Yael Chemla via dev <[email protected]> writes:
> Currently, the kernel capability probe for TCA_FLOWER_KEY_ENC_FLAGS
> does not take into account whether hardware offload is enabled. This
> can lead to incorrect detection of encapsulation flag support and
> failed offload attempts on devices lacking proper hardware support.
>
> This patch uses a two-step probe to validate hardware support for
> ENC_FLAGS:
> (1) A global skip_hw probe checks whether the kernel recognizes
> TCA_FLOWER_KEY_ENC_FLAGS.
> (2) Per device, if it’s a tunnel and hw offload is enabled, we
> install a temporary flower rule and read it back with tc_get_flower to
> confirm offloaded_state == IN_HW. This checks whether ENC_FLAGS can
> actually be offloaded to hardware.
> Results are cached per device in the new netdev_tc_data structure, and
> we skip probing for system/non-tunnel devices. This avoids false
> positives where the global skip_hw probe succeeds but the device
> supports the key only in software, and prevents unnecessary probes and
> offload attempts on unsupported devices.
>
> Fixes: 3f7af5233a29 ("netdev-offload-tc: Check if
> TCA_FLOWER_KEY_ENC_FLAGS is supported.")
> Signed-off-by: Yael Chemla <[email protected]>
> ---
Hi Yael,
This is just a quick review.

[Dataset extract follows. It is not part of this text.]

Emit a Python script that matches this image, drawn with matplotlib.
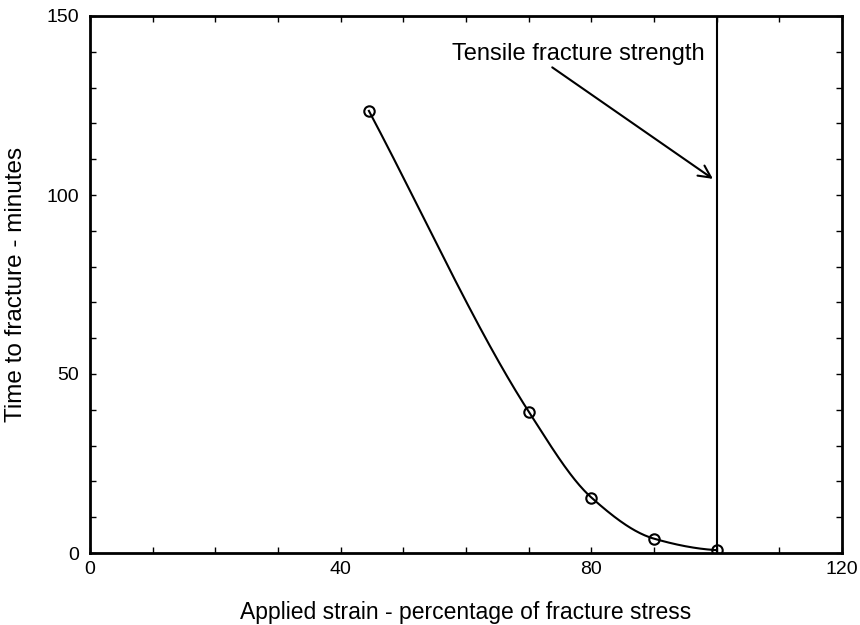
import numpy as np
import matplotlib.pyplot as plt
from matplotlib.ticker import MultipleLocator

plt.rcParams['font.family'] = ['Liberation Sans', 'DejaVu Sans']

# data
strain = [44.5, 70, 80, 90, 100]
t_fracture = [123.5, 39.5, 15.5, 4.0, 0.8]
fracture_x = 100
note_text = "Tensile fracture strength"
note_xy = (99.4, 104.5)
note_text_xy = (57.8, 139.5)


def pchip(x, y, xs):
    # monotone cubic through the points (Fritsch-Carlson)
    x = np.asarray(x, float)
    y = np.asarray(y, float)
    h = np.diff(x)
    d = np.diff(y) / h
    m = np.zeros_like(y)
    for k in range(1, len(x) - 1):
        if d[k - 1] * d[k] > 0:
            w1 = 2 * h[k] + h[k - 1]
            w2 = h[k] + 2 * h[k - 1]
            m[k] = (w1 + w2) / (w1 / d[k - 1] + w2 / d[k])
    m[0] = d[0]
    m[-1] = d[-1] * 0.3
    out = np.empty_like(xs)
    for i, xv in enumerate(xs):
        k = min(np.searchsorted(x, xv, side='right') - 1, len(x) - 2)
        t = (xv - x[k]) / h[k]
        h00 = 2 * t**3 - 3 * t**2 + 1
        h10 = t**3 - 2 * t**2 + t
        h01 = -2 * t**3 + 3 * t**2
        h11 = t**3 - t**2
        out[i] = h00 * y[k] + h10 * h[k] * m[k] + h01 * y[k + 1] + h11 * h[k] * m[k + 1]
    return out


fig = plt.figure(figsize=(8.6, 6.25), dpi=100)
ax = fig.add_axes([0.1047, 0.1152, 0.8744, 0.8592])

xs = np.linspace(strain[0], strain[-1], 300)
ax.plot(xs, pchip(strain, t_fracture, xs), color='black', lw=1.5)
ax.plot(strain, t_fracture, 'o', mfc='none', mec='black', ms=7.5, mew=1.5)

ax.axvline(fracture_x, color='black', lw=1.5)
ax.annotate(note_text, xy=note_xy, xytext=note_text_xy,
            fontsize=17, ha='left', va='center',
            arrowprops=dict(arrowstyle='->', color='black', lw=1.5,
                            shrinkA=0, shrinkB=0, mutation_scale=22,
                            relpos=(0.38, 0)))

ax.set_xlim(0, 120)
ax.set_ylim(0, 150)
ax.set_xticks([0, 40, 80, 120])
ax.set_yticks([0, 50, 100, 150])
ax.xaxis.set_minor_locator(MultipleLocator(10))
ax.yaxis.set_minor_locator(MultipleLocator(10))
ax.tick_params(which='both', direction='in', top=True, right=True,
               length=4, width=1, labelsize=14)
ax.tick_params(axis='x', pad=6)
ax.tick_params(axis='y', pad=8)
for s in ax.spines.values():
    s.set_linewidth(2)

ax.set_xlabel("Applied strain - percentage of fracture stress", fontsize=16.5, labelpad=16)
ax.set_ylabel("Time to fracture - minutes", fontsize=17.5, labelpad=14)

fig.savefig("out.png", dpi=100)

I didn't spend too much time thinking
about the approach, so consider these basic structural things, rather
than a critique for the approach you outlining.
> lib/netdev-offload-tc.c | 123 +++++++++++++++++++++++++++++++++++++---
> lib/tc.c | 2 +-
> lib/tc.h | 2 +
> 3 files changed, 118 insertions(+), 9 deletions(-)
>
> diff --git a/lib/netdev-offload-tc.c b/lib/netdev-offload-tc.c
> index 804885285..6103b47eb 100644
> --- a/lib/netdev-offload-tc.c
> +++ b/lib/netdev-offload-tc.c
> @@ -79,6 +79,12 @@ struct policer_node {
> uint32_t police_idx;
> };
>
> +/* Per-netdev TC offload data */
> +struct netdev_tc_data {
> + bool enc_flags_support; /* Per-netdev enc flags support */
This name and the global name are the same, which makes reading the code
confusing. Choose something like 'dev_enc_flags_supported'.

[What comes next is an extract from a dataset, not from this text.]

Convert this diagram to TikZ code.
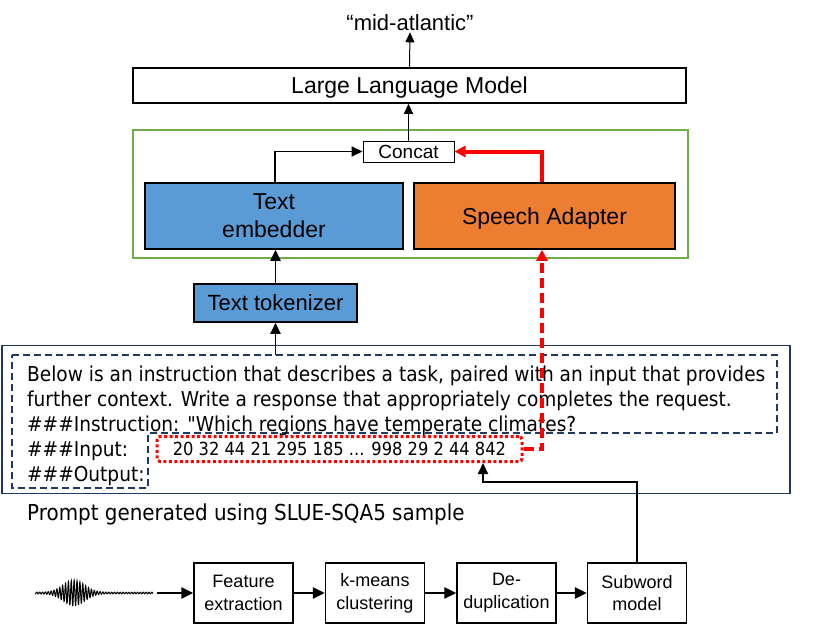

> + struct ovsthread_once once; /* avoid concurrency per-netdev TC data */
> +};
> +
> /* ccmap and protective mutex for counting recirculation id (chain) usage. */
> static struct ovs_mutex used_chains_mutex = OVS_MUTEX_INITIALIZER;
> static struct ccmap used_chains OVS_GUARDED;
> @@ -88,6 +94,7 @@ static struct ovs_mutex meter_police_ids_mutex =
> OVS_MUTEX_INITIALIZER;
> static struct id_pool *meter_police_ids
> OVS_GUARDED_BY(meter_police_ids_mutex);
> /* Protects below meter hashmaps. */
> static struct ovs_mutex meter_mutex = OVS_MUTEX_INITIALIZER;
> +static struct ovs_mutex tc_data_alloc_mutex = OVS_MUTEX_INITIALIZER;
> static struct hmap meter_id_to_police_idx OVS_GUARDED_BY(meter_mutex)
> = HMAP_INITIALIZER(&meter_id_to_police_idx);
> static struct hmap police_idx_to_meter_id OVS_GUARDED_BY(meter_mutex)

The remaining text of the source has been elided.